Executive Director of SafeHaven Development Initiative, Margaret Onah, decried that despite years of tireless advocacy, FGM is still being practiced in many communities around Nigeria. She insisted that the excuse of preventing promiscuity in girls and women as the main reason for FGM is false, wicked and a violation of the survivor’s human right. She lamented that FGM is a clear violation of the VAPP Act and the laws were clearly not being implemented, leaving perpetrators operate their nefarious activities freely.

“The media has a critical role to play in this fight. On if we can end FGM by 2030, I don’t think we can achieve this because it is development partners and CSOs that think it is an issue. The government doesn’t think it is a problem and there is so much resistance from people that practice it. The UN programme is only focused on Ekiti, Oyo, Lagos, Imo, Ebonyi and Osun states; they don’t cater for the South-south states.

“I work in Cross-River state and of the 18 local councils, 16 still actively practice FGM. We work in about 50 communities in four local councils and just 15 have banned FGM, imposing fines of a live cow and goat on anyone caught cutting. In Ikom, they do it when a woman is about to get married; it is a big ceremony for them so we came up with an alternative rite of passage without the cutting in 2009 and for the first time ever, 40 girls were not cut.”

Onah urged the government to provide funding to CSOs fighting this cause and for more people to join them. “We want more people to join us and spread the message,” she appealed.

The most recent and robust legislation on violence against persons in Nigeria is the VAPP Act and it is the first Federal law attempting to prohibit FGM across Nigeria. Unfortunately, this law is only applicable in the FCT and states are required to domesticate it to be effective in the respective states. So far, some states have domesticated the VAPP Act, but implementation remains a major challenge, as it has not been possible to identify any prosecution brought under the VAPP Act since its introduction in 2015.

Obiagbaoso-Udegbunam added that in as much as the VAPP Act criminalises FGM in Section 6 of the Act, it does not provide a clear definition of FGM nor criminalise failure to report FGM that has taken place or is due to take place.

In response to the passing of the VAPP Act, the National Policy and Plan of Action for the Elimination of FGM/C in Nigeria (2013-2017) was also launched.

“Therefore, this year’s commemoration should be about campaigns for expanding the VAPP Act to provide a clear definition of FGM and punishment for those who fail to report its practice. More awareness should be created about the dangers of FGM, CSOs and women’s rights organisations should channel more energy in calling for domestication of the VAPP Act and implementation across the country as it is not about having a law but about implementing its provisions and bringing perpetrators to book,” she added.

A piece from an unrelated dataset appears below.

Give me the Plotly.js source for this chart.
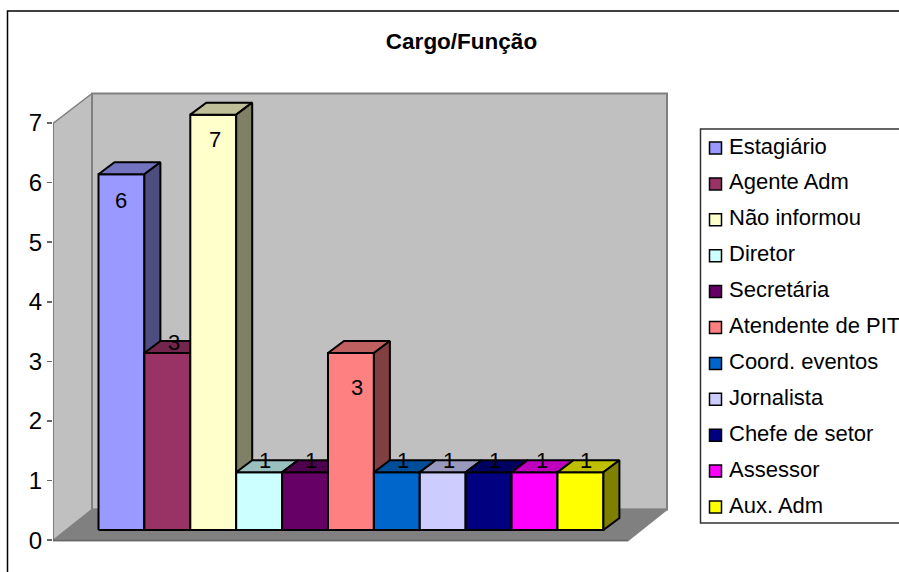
<!DOCTYPE html>
<html>
<head>
<meta charset="utf-8">
<script src="https://cdn.plot.ly/plotly-3.0.1.min.js"></script>
<style>html,body{margin:0;padding:0;background:#fff;overflow:hidden}#c{width:899px;height:572px}</style>
</head>
<body>
<div id="c"></div>
<script>
const categories = ["Estagiário","Agente Adm","Não informou","Diretor","Secretária","Atendente de PIT","Coord. eventos","Jornalista","Chefe de setor","Assessor","Aux. Adm"];
const values = [6,3,7,1,1,3,1,1,1,1,1];
const barColors = ["#9999FF","#993366","#FFFFCC","#CCFFFF","#660066","#FF8080","#0066CC","#CCCCFF","#000080","#FF00FF","#FFFF00"];
const yTicks = [0,1,2,3,4,5,6,7];
const titleText = "Cargo/Função";

// layout geometry (pixels -> axis units)
const W = 899, H = 572, ml = 53, mb = 22;
const unitX = 45.9, unitY = 59.6, x0px = 98.5, y0px = 540.2;
const X = p => (p - x0px) / unitX;
const Y = p => (y0px - p) / unitY;
const PX = p => (p - ml) / (W - ml);
const PY = p => ((H - mb) - p) / (H - mb);

const depthX = 16 / unitX, depthY = 12 / unitY;
const lift = 0.14, floorY = Y(530);
const FONT = '"Liberation Sans", Arial, sans-serif';

function shade(hex, k){
  const n = parseInt(hex.slice(1), 16);
  return 'rgb(' + [(n>>16)&255, (n>>8)&255, n&255].map(c => Math.round(c*k)).join(',') + ')';
}
function poly(xs, ys, fill, lineColor, lw){
  return {type:'scatter', mode:'lines', x:xs.concat(xs[0]), y:ys.concat(ys[0]), fill:'toself',
    fillcolor:fill, line:{color:lineColor, width:lw}, hoverinfo:'skip', showlegend:false};
}
function path(xs, ys, color, lw){
  return {type:'scatter', mode:'lines', x:xs, y:ys, line:{color:color, width:lw}, hoverinfo:'skip', showlegend:false};
}

const traces = [];
// walls and floor
const fl = X(53), fr = X(628), bl = X(92), br = X(667), fb = Y(540.5), bb = Y(509.5), ft = Y(123.5), bt = Y(93.5);
traces.push(poly([fl,bl,bl,fl],[fb,bb,bt,ft],'#C0C0C0','#C0C0C0',1));
traces.push(poly([bl,br,br,bl],[bb,bb,bt,bt],'#C0C0C0','#808080',2));
traces.push(poly([fl,fr,br,bl],[fb,fb,bb,bb],'#808080','#808080',1.5));
traces.push(path([fl,bl],[ft,bt],'#808080',1.5));
traces.push(path([fl,fl],[fb,ft],'#666666',1.5));
traces.push(path([fl,fr],[fb,fb],'#666666',1.5));

// bars, painted left to right
values.forEach((v,i) => {
  const l = i, r = i + 1, top = v + lift, c = barColors[i];
  traces.push(poly([l,r,r,l],[floorY,floorY,top,top],c,'#000',2));
  traces.push(poly([l,r,r+depthX,l+depthX],[top,top,top+depthY,top+depthY],shade(c,0.75),'#000',2));
  traces.push(poly([r,r+depthX,r+depthX,r],[floorY,floorY+depthY,top+depthY,top],shade(c,0.5),'#000',2));
});

// legend
const legendRowY = categories.map((_,i) => Y(148 + 35.9*i));
traces.push({type:'scatter', mode:'markers', x:categories.map(()=>X(715.5)), y:legendRowY,
  marker:{symbol:'square', size:12, color:barColors, line:{color:'#000', width:1.5}},
  hoverinfo:'skip', showlegend:false});
traces.push({type:'scatter', mode:'text', x:categories.map(()=>X(729)), y:legendRowY,
  text:categories, textposition:'middle right',
  textfont:{family:FONT, size:22, color:'#000'}, hoverinfo:'skip', showlegend:false});

// data labels (offset from the value, like the source's automatic placement)
const labelShiftX = [0,7,2,6,6,6,6,6,6,7,6];
const labelShiftY = [-18,19,-16,20,20,-26,20,20,20,20,20];
const annotations = values.map((v,i) => ({x:i+0.5, y:v, xref:'x', yref:'y', text:String(v), showarrow:false,
  xshift:labelShiftX[i], yshift:labelShiftY[i], font:{family:FONT, size:22, color:'#000'}}));

const layout = {
  width:W, height:H, autosize:false, paper_bgcolor:'#fff', plot_bgcolor:'#fff',
  margin:{l:ml, r:0, t:0, b:mb, pad:0}, showlegend:false,
  title:{text:titleText, x:PX(461.5), y:1-41/H, xanchor:'center', yanchor:'middle', xref:'paper', yref:'container',
    font:{family:FONT, size:22.5, color:'#000', weight:'bold'}},
  xaxis:{range:[X(ml), X(W)], visible:false, fixedrange:true},
  yaxis:{range:[Y(H-mb), Y(0)], tickmode:'array', tickvals:yTicks, ticktext:yTicks.map(String), ticks:'outside', ticklen:5,
    tickwidth:1.5, tickcolor:'#666666', showgrid:false, zeroline:false, showline:false, fixedrange:true,
    tickfont:{family:FONT, size:24, color:'#000'}},
  shapes:[
    {type:'rect', xref:'paper', yref:'paper', x0:PX(7.5), x1:PX(910), y0:PY(11), y1:PY(590), line:{color:'#000', width:1.5}, fillcolor:'rgba(0,0,0,0)', layer:'below'},
    {type:'rect', xref:'paper', yref:'paper', x0:PX(700.5), x1:PX(910), y0:PY(129), y1:PY(523), line:{color:'#333', width:1.5}, fillcolor:'#fff', layer:'below'}
  ],
  annotations
};
Plotly.newPlot('c', traces, layout, {displayModeBar:false, staticPlot:true});
</script>
</body>
</html>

The Executive Coordinator, Bimbo Odukoya Foundation, Aderonke Oyelakin, stressed that FGM is condemned by a number of international treaties and conventions, as well as by national legislation in many countries. Article 25 of the Universal Declaration of Human Rights states that “everyone has the right to a standard of living adequate for health and well-being,” and this statement has been used to argue that FGM violates the right to health and bodily integrity. With FGM considered as a form of violence against women, the UN Convention on the Elimination of All Forms of Discrimination against Women can be invoked.